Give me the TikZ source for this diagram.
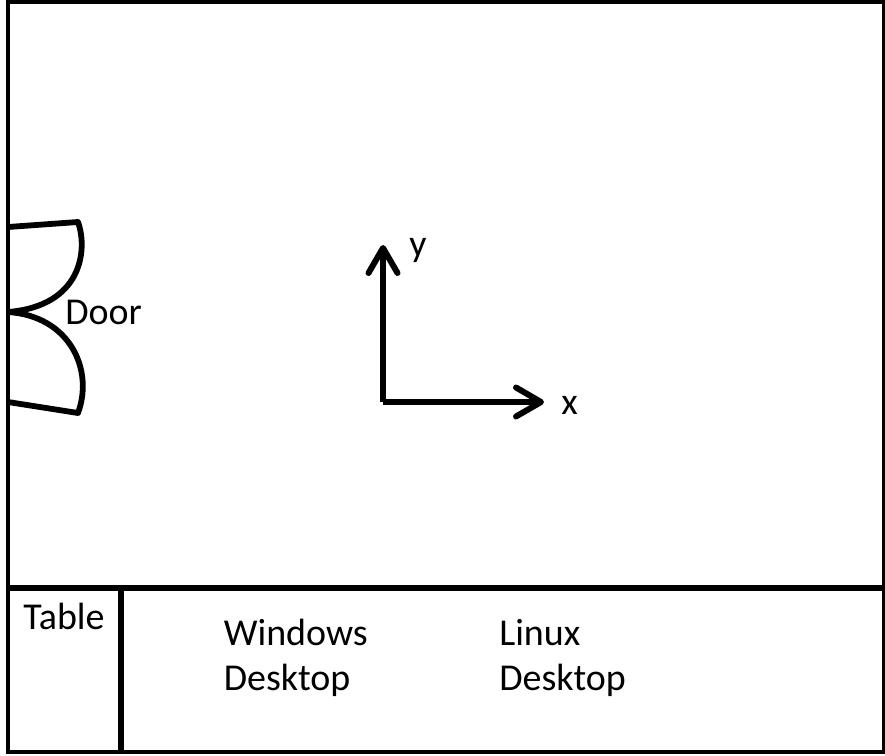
\documentclass[tikz,border=0pt]{standalone}
\usepackage{fontspec}
\setmainfont{Carlito}
\usetikzlibrary{arrows.meta,positioning,calc}

\begin{document}
\begin{tikzpicture}[
  x=0.02cm, y=-0.02cm,
  font=\fontsize{21.6}{26}\selectfont,
  wall/.style={line width=2.4pt, draw=black},
  divider/.style={line width=3.1pt, draw=black},
  leaf/.style={line width=3.3pt, draw=black, line join=round},
  axis/.style={-{Straight Barb[round, length=5mm, width=5.8mm, line width=3.4pt]}, line width=3.4pt, draw=black},
  lbl/.style={anchor=west, inner sep=0pt, align=left, text=black}
]
\useasboundingbox (0,0) rectangle (885,755);
% room
\draw[wall] (8,2) rectangle (884,752);
\draw[divider] (8,588) -- (884,588);
\draw[divider] (121,588) -- (121,752);
% door
\draw[leaf] (8,227) -- (78,222) .. controls (88,250) and (82,306) .. (8,312);
\draw[leaf] (8,312) .. controls (70,316) and (94,370) .. (78,413) -- (8,402);
\node[lbl] (door) at (65,312) {Door};
% axes
\coordinate (origin) at (383,402);
\coordinate (ytip) at (383,245);
\coordinate (xtip) at (544,402);
\draw[axis] (origin) -- (ytip);
\draw[axis] (origin) -- (xtip);
\node[lbl] (ylabel) at (409,250) {y};
\node[lbl] (xlabel) at (561,405) {x};
% bottom row
\node[lbl] (table) at (23,616) {Table};
\node[lbl] (windows) at (223.5,658) {Windows\\Desktop};
\node[lbl] (linux) at (499,658) {Linux\\Desktop};
\end{tikzpicture}
\end{document}
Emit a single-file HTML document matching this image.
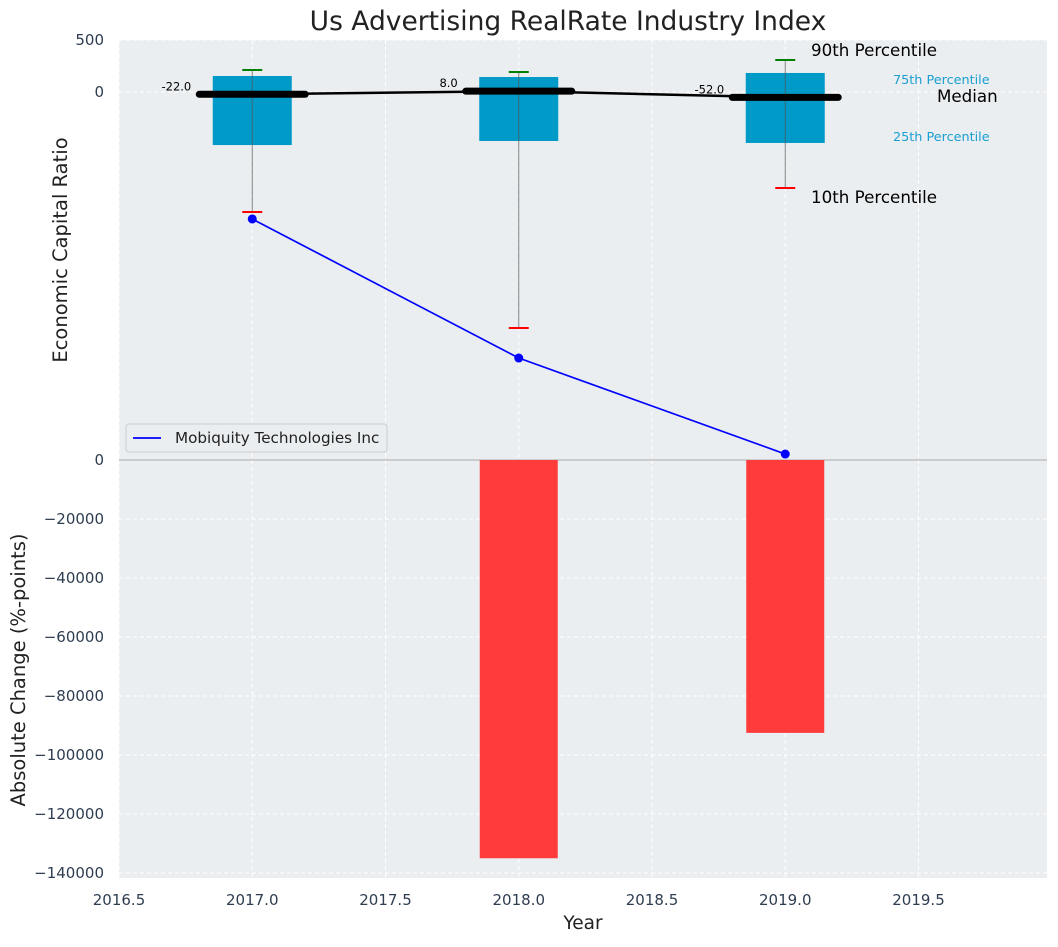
<!DOCTYPE html>
<html><head><meta charset="utf-8"><style>
body{margin:0;background:#fff;}
svg text{font-family:"DejaVu Sans","Liberation Sans",sans-serif;}
</style></head><body>
<svg id="c" width="1058" height="942" xmlns="http://www.w3.org/2000/svg"></svg>
<script>
const years=[2017,2018,2019];
const p10=[-1154,-2269,-923];
const p25=[-510,-471,-490];
const p50=[-22,8,-52];
const p75=[154,144,183];
const p90=[212,192,308];
const lineVals=[-1221,-2558,-3481];
const changes=[0,-135000,-92500];
const xTicks=[2016.5,2017,2017.5,2018,2018.5,2019,2019.5];
const topTicks=[500,0];
const botTicks=[0,-20000,-40000,-60000,-80000,-100000,-120000,-140000];

const NS="http://www.w3.org/2000/svg";
const svg=document.getElementById('c');
const L=119,R=1047,T=40,M=460,B=878;
const x=v=>L+(v-2016.5)*266.5;
const yT=v=>92-v*0.104;
const yB=v=>M-v*413/140000;
function el(tag,attrs,parent,text){const e=document.createElementNS(NS,tag);for(const k in attrs)e.setAttribute(k,attrs[k]);if(text!==undefined)e.textContent=text;(parent||svg).appendChild(e);return e;}

let e;
e=el('rect',{x:L,y:T,width:R-L,height:M-T,fill:'#eaeef0'});


e=el('rect',{x:L,y:M,width:R-L,height:B-M,fill:'#eaeef0'});



xTicks.forEach(t=>{
  e=el('line',{x1:x(t),x2:x(t),y1:T,y2:B,stroke:'#fff','stroke-dasharray':'4,3','stroke-width':1});
  
  
  e=el('text',{x:x(t),y:905,'text-anchor':'middle','font-size':15,fill:'#2e3d50'},null,t.toFixed(1));
  
  
});
topTicks.forEach(t=>{
  e=el('line',{x1:L,x2:R,y1:yT(t),y2:yT(t),stroke:'#fff','stroke-dasharray':'4,3'});
  
  
  e=el('text',{x:104,y:yT(t)+5,'text-anchor':'end','font-size':15,fill:'#2e3d50'},null,String(t));
  
  
});
botTicks.forEach(t=>{
  e=el('line',{x1:L,x2:R,y1:yB(t),y2:yB(t),stroke:'#fff','stroke-dasharray':'4,3'});
  
  
  e=el('text',{x:104,y:yB(t)+5,'text-anchor':'end','font-size':15,fill:'#2e3d50'},null,t===0?'0':'\u2212'+Math.abs(t));
  
  
});
e=el('line',{x1:L,x2:R,y1:M,y2:M,stroke:'#aaa','stroke-width':1});



changes.forEach((v,i)=>{
  if(v===0)return;
  const y0=yB(0),y1=yB(v);
  e=el('rect',{x:x(years[i])-39,y:Math.min(y0,y1),width:78,height:Math.abs(y1-y0),fill:'#ff3b3b'});
  
  
});

years.forEach((yr,i)=>{
  const cx=x(yr);
  e=el('rect',{x:cx-39.5,y:yT(p75[i]),width:79,height:yT(p25[i])-yT(p75[i]),fill:'#009ac9'});
  
  
  e=el('line',{x1:cx,x2:cx,y1:yT(p90[i]),y2:yT(p10[i]),stroke:'#555','stroke-width':1,opacity:0.7});
  
  
  e=el('line',{x1:cx-10,x2:cx+10,y1:yT(p90[i]),y2:yT(p90[i]),stroke:'green','stroke-width':2});
  
  
  e=el('line',{x1:cx-10,x2:cx+10,y1:yT(p10[i]),y2:yT(p10[i]),stroke:'red','stroke-width':2});
  
  
});
e=el('polyline',{points:years.map((yr,i)=>x(yr)+','+yT(p50[i])).join(' '),fill:'none',stroke:'#000','stroke-width':2.5});


years.forEach((yr,i)=>{
  const cx=x(yr);
  e=el('line',{x1:cx-53,x2:cx+53,y1:yT(p50[i]),y2:yT(p50[i]),stroke:'#000','stroke-width':7,'stroke-linecap':'round'});
  
  
  e=el('text',{x:cx-61,y:yT(p50[i])-4,'text-anchor':'end','font-size':11.5,fill:'#000'},null,p50[i].toFixed(1));
  
  
});

e=el('polyline',{points:years.map((yr,i)=>x(yr)+','+yT(lineVals[i])).join(' '),fill:'none',stroke:'#0000ff','stroke-width':1.7});


years.forEach((yr,i)=>{
  e=el('circle',{cx:x(yr),cy:yT(lineVals[i]),r:4.5,fill:'#0000ff'});
  
  
});

const ann=[['90th Percentile',811,56,16.7,'#000'],['75th Percentile',893,84,12.8,'#1a9fd0'],['Median',937,102,16.7,'#000'],['25th Percentile',893,141,12.8,'#1a9fd0'],['10th Percentile',811,203,16.7,'#000']];
ann.forEach(a=>{
  e=el('text',{x:a[1],y:a[2],'font-size':a[3],fill:a[4]},null,a[0]);
  
  
});

const lg=el('g',{});


el('rect',{x:126,y:424,width:261,height:28,rx:3,fill:'#eaeef0',stroke:'#ccc'},lg);
el('line',{x1:133,x2:161,y1:438,y2:438,stroke:'#0000ff','stroke-width':1.7},lg);
e=el('text',{x:175,y:443,'font-size':15.2,fill:'#222'},lg,'Mobiquity Technologies Inc');



e=el('text',{x:568,y:30,'text-anchor':'middle','font-size':26.5,fill:'#222'},null,'Us Advertising RealRate Industry Index');


e=el('text',{x:583,y:929,'text-anchor':'middle','font-size':18.5,fill:'#222'},null,'Year');


e=el('text',{x:0,y:0,'text-anchor':'middle','font-size':19.5,fill:'#222',transform:'translate(67,250) rotate(-90)'},null,'Economic Capital Ratio');


e=el('text',{x:0,y:0,'text-anchor':'middle','font-size':19.5,fill:'#222',transform:'translate(25,670) rotate(-90)'},null,'Absolute Change (%-points)');


</script>
</body></html>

● **Description of the task**: Without the pictures, repeat the listing above exactly.

● **Result**:
Give me the TikZ source for this diagram.
\documentclass[tikz,border=0pt]{standalone}
\usepackage{fontspec}
\setmainfont{Carlito}
\usetikzlibrary{arrows.meta,positioning,calc}

\begin{document}
\begin{tikzpicture}[
  x=0.02cm, y=-0.02cm,
  font=\fontsize{21.6}{26}\selectfont,
  wall/.style={line width=2.4pt, draw=black},
  divider/.style={line width=3.1pt, draw=black},
  leaf/.style={line width=3.3pt, draw=black, line join=round},
  axis/.style={-{Straight Barb[round, length=5mm, width=5.8mm, line width=3.4pt]}, line width=3.4pt, draw=black},
  lbl/.style={anchor=west, inner sep=0pt, align=left, text=black}
]
\useasboundingbox (0,0) rectangle (885,755);
% room
\draw[wall] (8,2) rectangle (884,752);
\draw[divider] (8,588) -- (884,588);
\draw[divider] (121,588) -- (121,752);
% door
\draw[leaf] (8,227) -- (78,222) .. controls (88,250) and (82,306) .. (8,312);
\draw[leaf] (8,312) .. controls (70,316) and (94,370) .. (78,413) -- (8,402);
\node[lbl] (door) at (65,312) {Door};
% axes
\coordinate (origin) at (383,402);
\coordinate (ytip) at (383,245);
\coordinate (xtip) at (544,402);
\draw[axis] (origin) -- (ytip);
\draw[axis] (origin) -- (xtip);
\node[lbl] (ylabel) at (409,250) {y};
\node[lbl] (xlabel) at (561,405) {x};
% bottom row
\node[lbl] (table) at (23,616) {Table};
\node[lbl] (windows) at (223.5,658) {Windows\\Desktop};
\node[lbl] (linux) at (499,658) {Linux\\Desktop};
\end{tikzpicture}
\end{document}
Emit a single-file HTML document matching this image.
<!DOCTYPE html>
<html><head><meta charset="utf-8"><style>
body{margin:0;background:#fff;}
svg text{font-family:"DejaVu Sans","Liberation Sans",sans-serif;}
</style></head><body>
<svg id="c" width="1058" height="942" xmlns="http://www.w3.org/2000/svg"></svg>
<script>
const years=[2017,2018,2019];
const p10=[-1154,-2269,-923];
const p25=[-510,-471,-490];
const p50=[-22,8,-52];
const p75=[154,144,183];
const p90=[212,192,308];
const lineVals=[-1221,-2558,-3481];
const changes=[0,-135000,-92500];
const xTicks=[2016.5,2017,2017.5,2018,2018.5,2019,2019.5];
const topTicks=[500,0];
const botTicks=[0,-20000,-40000,-60000,-80000,-100000,-120000,-140000];

const NS="http://www.w3.org/2000/svg";
const svg=document.getElementById('c');
const L=119,R=1047,T=40,M=460,B=878;
const x=v=>L+(v-2016.5)*266.5;
const yT=v=>92-v*0.104;
const yB=v=>M-v*413/140000;
function el(tag,attrs,parent,text){const e=document.createElementNS(NS,tag);for(const k in attrs)e.setAttribute(k,attrs[k]);if(text!==undefined)e.textContent=text;(parent||svg).appendChild(e);return e;}

let e;
e=el('rect',{x:L,y:T,width:R-L,height:M-T,fill:'#eaeef0'});


e=el('rect',{x:L,y:M,width:R-L,height:B-M,fill:'#eaeef0'});



xTicks.forEach(t=>{
  e=el('line',{x1:x(t),x2:x(t),y1:T,y2:B,stroke:'#fff','stroke-dasharray':'4,3','stroke-width':1});
  
  
  e=el('text',{x:x(t),y:905,'text-anchor':'middle','font-size':15,fill:'#2e3d50'},null,t.toFixed(1));
  
  
});
topTicks.forEach(t=>{
  e=el('line',{x1:L,x2:R,y1:yT(t),y2:yT(t),stroke:'#fff','stroke-dasharray':'4,3'});
  
  
  e=el('text',{x:104,y:yT(t)+5,'text-anchor':'end','font-size':15,fill:'#2e3d50'},null,String(t));
  
  
});
botTicks.forEach(t=>{
  e=el('line',{x1:L,x2:R,y1:yB(t),y2:yB(t),stroke:'#fff','stroke-dasharray':'4,3'});
  
  
  e=el('text',{x:104,y:yB(t)+5,'text-anchor':'end','font-size':15,fill:'#2e3d50'},null,t===0?'0':'\u2212'+Math.abs(t));
  
  
});
e=el('line',{x1:L,x2:R,y1:M,y2:M,stroke:'#aaa','stroke-width':1});



changes.forEach((v,i)=>{
  if(v===0)return;
  const y0=yB(0),y1=yB(v);
  e=el('rect',{x:x(years[i])-39,y:Math.min(y0,y1),width:78,height:Math.abs(y1-y0),fill:'#ff3b3b'});
  
  
});

years.forEach((yr,i)=>{
  const cx=x(yr);
  e=el('rect',{x:cx-39.5,y:yT(p75[i]),width:79,height:yT(p25[i])-yT(p75[i]),fill:'#009ac9'});
  
  
  e=el('line',{x1:cx,x2:cx,y1:yT(p90[i]),y2:yT(p10[i]),stroke:'#555','stroke-width':1,opacity:0.7});
  
  
  e=el('line',{x1:cx-10,x2:cx+10,y1:yT(p90[i]),y2:yT(p90[i]),stroke:'green','stroke-width':2});
  
  
  e=el('line',{x1:cx-10,x2:cx+10,y1:yT(p10[i]),y2:yT(p10[i]),stroke:'red','stroke-width':2});
  
  
});
e=el('polyline',{points:years.map((yr,i)=>x(yr)+','+yT(p50[i])).join(' '),fill:'none',stroke:'#000','stroke-width':2.5});


years.forEach((yr,i)=>{
  const cx=x(yr);
  e=el('line',{x1:cx-53,x2:cx+53,y1:yT(p50[i]),y2:yT(p50[i]),stroke:'#000','stroke-width':7,'stroke-linecap':'round'});
  
  
  e=el('text',{x:cx-61,y:yT(p50[i])-4,'text-anchor':'end','font-size':11.5,fill:'#000'},null,p50[i].toFixed(1));
  
  
});

e=el('polyline',{points:years.map((yr,i)=>x(yr)+','+yT(lineVals[i])).join(' '),fill:'none',stroke:'#0000ff','stroke-width':1.7});


years.forEach((yr,i)=>{
  e=el('circle',{cx:x(yr),cy:yT(lineVals[i]),r:4.5,fill:'#0000ff'});
  
  
});

const ann=[['90th Percentile',811,56,16.7,'#000'],['75th Percentile',893,84,12.8,'#1a9fd0'],['Median',937,102,16.7,'#000'],['25th Percentile',893,141,12.8,'#1a9fd0'],['10th Percentile',811,203,16.7,'#000']];
ann.forEach(a=>{
  e=el('text',{x:a[1],y:a[2],'font-size':a[3],fill:a[4]},null,a[0]);
  
  
});

const lg=el('g',{});


el('rect',{x:126,y:424,width:261,height:28,rx:3,fill:'#eaeef0',stroke:'#ccc'},lg);
el('line',{x1:133,x2:161,y1:438,y2:438,stroke:'#0000ff','stroke-width':1.7},lg);
e=el('text',{x:175,y:443,'font-size':15.2,fill:'#222'},lg,'Mobiquity Technologies Inc');



e=el('text',{x:568,y:30,'text-anchor':'middle','font-size':26.5,fill:'#222'},null,'Us Advertising RealRate Industry Index');


e=el('text',{x:583,y:929,'text-anchor':'middle','font-size':18.5,fill:'#222'},null,'Year');


e=el('text',{x:0,y:0,'text-anchor':'middle','font-size':19.5,fill:'#222',transform:'translate(67,250) rotate(-90)'},null,'Economic Capital Ratio');


e=el('text',{x:0,y:0,'text-anchor':'middle','font-size':19.5,fill:'#222',transform:'translate(25,670) rotate(-90)'},null,'Absolute Change (%-points)');


</script>
</body></html>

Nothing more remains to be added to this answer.